■ Your task ■
Below is a listing to transcribe in full and exactly; keep the pictures out.

■ Information supplied ■
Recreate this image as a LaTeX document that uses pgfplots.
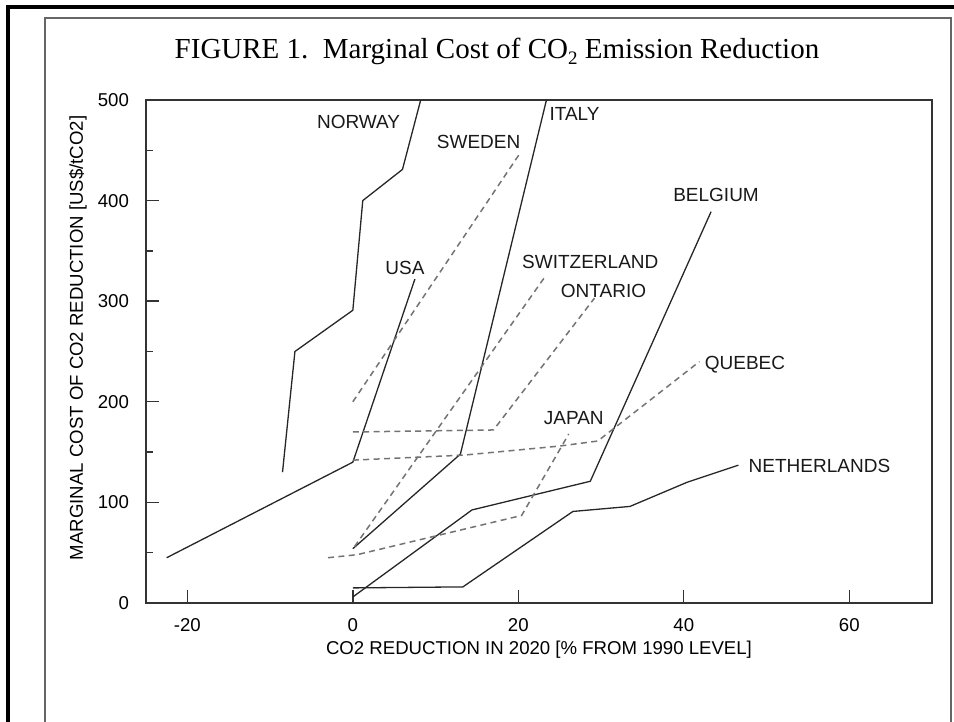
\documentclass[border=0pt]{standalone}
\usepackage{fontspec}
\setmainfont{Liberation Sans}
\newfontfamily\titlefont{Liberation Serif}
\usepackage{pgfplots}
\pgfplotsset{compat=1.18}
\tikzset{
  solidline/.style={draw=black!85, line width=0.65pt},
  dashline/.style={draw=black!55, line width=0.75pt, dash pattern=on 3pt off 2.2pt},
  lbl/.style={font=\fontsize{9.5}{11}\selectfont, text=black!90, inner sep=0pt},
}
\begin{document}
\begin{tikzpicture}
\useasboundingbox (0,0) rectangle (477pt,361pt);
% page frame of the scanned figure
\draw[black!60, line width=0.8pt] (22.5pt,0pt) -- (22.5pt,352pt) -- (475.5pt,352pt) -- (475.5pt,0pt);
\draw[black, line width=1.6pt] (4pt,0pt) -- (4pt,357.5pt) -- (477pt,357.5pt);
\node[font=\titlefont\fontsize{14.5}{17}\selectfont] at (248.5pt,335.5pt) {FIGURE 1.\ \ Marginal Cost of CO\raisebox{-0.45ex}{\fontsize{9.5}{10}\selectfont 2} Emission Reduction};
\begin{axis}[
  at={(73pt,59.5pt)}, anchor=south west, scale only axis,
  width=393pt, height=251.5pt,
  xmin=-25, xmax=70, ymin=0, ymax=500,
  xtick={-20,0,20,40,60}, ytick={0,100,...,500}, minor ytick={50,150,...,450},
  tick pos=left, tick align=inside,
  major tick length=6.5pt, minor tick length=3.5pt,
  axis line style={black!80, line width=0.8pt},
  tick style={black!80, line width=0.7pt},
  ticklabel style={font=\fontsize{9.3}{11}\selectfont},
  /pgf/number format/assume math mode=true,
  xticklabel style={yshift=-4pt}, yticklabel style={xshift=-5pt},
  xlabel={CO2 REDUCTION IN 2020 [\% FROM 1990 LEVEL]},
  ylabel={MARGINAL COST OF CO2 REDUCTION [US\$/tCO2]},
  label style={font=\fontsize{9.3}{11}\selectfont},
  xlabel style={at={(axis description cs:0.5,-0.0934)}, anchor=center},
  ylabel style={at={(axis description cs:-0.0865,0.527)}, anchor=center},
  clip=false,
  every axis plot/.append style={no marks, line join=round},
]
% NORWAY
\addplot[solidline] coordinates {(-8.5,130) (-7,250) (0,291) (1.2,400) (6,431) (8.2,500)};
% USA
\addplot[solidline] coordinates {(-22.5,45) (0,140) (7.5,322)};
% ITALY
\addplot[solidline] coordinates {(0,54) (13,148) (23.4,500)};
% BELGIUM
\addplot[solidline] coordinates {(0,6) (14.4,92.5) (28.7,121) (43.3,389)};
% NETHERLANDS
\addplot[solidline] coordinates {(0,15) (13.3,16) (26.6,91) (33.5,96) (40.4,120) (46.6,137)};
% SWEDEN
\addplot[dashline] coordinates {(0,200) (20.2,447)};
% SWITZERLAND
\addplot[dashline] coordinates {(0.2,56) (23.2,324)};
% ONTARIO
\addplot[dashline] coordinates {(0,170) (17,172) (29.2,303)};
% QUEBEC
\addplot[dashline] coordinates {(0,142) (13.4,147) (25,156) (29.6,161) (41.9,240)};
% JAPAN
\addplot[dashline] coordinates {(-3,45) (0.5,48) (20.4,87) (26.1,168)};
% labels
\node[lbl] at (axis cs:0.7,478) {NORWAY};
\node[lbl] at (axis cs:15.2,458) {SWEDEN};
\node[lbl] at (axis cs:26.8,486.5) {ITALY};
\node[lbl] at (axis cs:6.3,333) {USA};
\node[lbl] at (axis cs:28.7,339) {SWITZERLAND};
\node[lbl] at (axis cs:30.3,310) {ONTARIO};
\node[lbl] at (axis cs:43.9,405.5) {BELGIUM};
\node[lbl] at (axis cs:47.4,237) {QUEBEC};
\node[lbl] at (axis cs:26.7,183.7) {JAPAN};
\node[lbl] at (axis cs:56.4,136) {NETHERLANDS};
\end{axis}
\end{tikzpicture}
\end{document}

■ Correct response ■
Recreate this image as a LaTeX document that uses pgfplots.
\documentclass[border=0pt]{standalone}
\usepackage{fontspec}
\setmainfont{Liberation Sans}
\newfontfamily\titlefont{Liberation Serif}
\usepackage{pgfplots}
\pgfplotsset{compat=1.18}
\tikzset{
  solidline/.style={draw=black!85, line width=0.65pt},
  dashline/.style={draw=black!55, line width=0.75pt, dash pattern=on 3pt off 2.2pt},
  lbl/.style={font=\fontsize{9.5}{11}\selectfont, text=black!90, inner sep=0pt},
}
\begin{document}
\begin{tikzpicture}
\useasboundingbox (0,0) rectangle (477pt,361pt);
% page frame of the scanned figure
\draw[black!60, line width=0.8pt] (22.5pt,0pt) -- (22.5pt,352pt) -- (475.5pt,352pt) -- (475.5pt,0pt);
\draw[black, line width=1.6pt] (4pt,0pt) -- (4pt,357.5pt) -- (477pt,357.5pt);
\node[font=\titlefont\fontsize{14.5}{17}\selectfont] at (248.5pt,335.5pt) {FIGURE 1.\ \ Marginal Cost of CO\raisebox{-0.45ex}{\fontsize{9.5}{10}\selectfont 2} Emission Reduction};
\begin{axis}[
  at={(73pt,59.5pt)}, anchor=south west, scale only axis,
  width=393pt, height=251.5pt,
  xmin=-25, xmax=70, ymin=0, ymax=500,
  xtick={-20,0,20,40,60}, ytick={0,100,...,500}, minor ytick={50,150,...,450},
  tick pos=left, tick align=inside,
  major tick length=6.5pt, minor tick length=3.5pt,
  axis line style={black!80, line width=0.8pt},
  tick style={black!80, line width=0.7pt},
  ticklabel style={font=\fontsize{9.3}{11}\selectfont},
  /pgf/number format/assume math mode=true,
  xticklabel style={yshift=-4pt}, yticklabel style={xshift=-5pt},
  xlabel={CO2 REDUCTION IN 2020 [\% FROM 1990 LEVEL]},
  ylabel={MARGINAL COST OF CO2 REDUCTION [US\$/tCO2]},
  label style={font=\fontsize{9.3}{11}\selectfont},
  xlabel style={at={(axis description cs:0.5,-0.0934)}, anchor=center},
  ylabel style={at={(axis description cs:-0.0865,0.527)}, anchor=center},
  clip=false,
  every axis plot/.append style={no marks, line join=round},
]
% NORWAY
\addplot[solidline] coordinates {(-8.5,130) (-7,250) (0,291) (1.2,400) (6,431) (8.2,500)};
% USA
\addplot[solidline] coordinates {(-22.5,45) (0,140) (7.5,322)};
% ITALY
\addplot[solidline] coordinates {(0,54) (13,148) (23.4,500)};
% BELGIUM
\addplot[solidline] coordinates {(0,6) (14.4,92.5) (28.7,121) (43.3,389)};
% NETHERLANDS
\addplot[solidline] coordinates {(0,15) (13.3,16) (26.6,91) (33.5,96) (40.4,120) (46.6,137)};
% SWEDEN
\addplot[dashline] coordinates {(0,200) (20.2,447)};
% SWITZERLAND
\addplot[dashline] coordinates {(0.2,56) (23.2,324)};
% ONTARIO
\addplot[dashline] coordinates {(0,170) (17,172) (29.2,303)};
% QUEBEC
\addplot[dashline] coordinates {(0,142) (13.4,147) (25,156) (29.6,161) (41.9,240)};
% JAPAN
\addplot[dashline] coordinates {(-3,45) (0.5,48) (20.4,87) (26.1,168)};
% labels
\node[lbl] at (axis cs:0.7,478) {NORWAY};
\node[lbl] at (axis cs:15.2,458) {SWEDEN};
\node[lbl] at (axis cs:26.8,486.5) {ITALY};
\node[lbl] at (axis cs:6.3,333) {USA};
\node[lbl] at (axis cs:28.7,339) {SWITZERLAND};
\node[lbl] at (axis cs:30.3,310) {ONTARIO};
\node[lbl] at (axis cs:43.9,405.5) {BELGIUM};
\node[lbl] at (axis cs:47.4,237) {QUEBEC};
\node[lbl] at (axis cs:26.7,183.7) {JAPAN};
\node[lbl] at (axis cs:56.4,136) {NETHERLANDS};
\end{axis}
\end{tikzpicture}
\end{document}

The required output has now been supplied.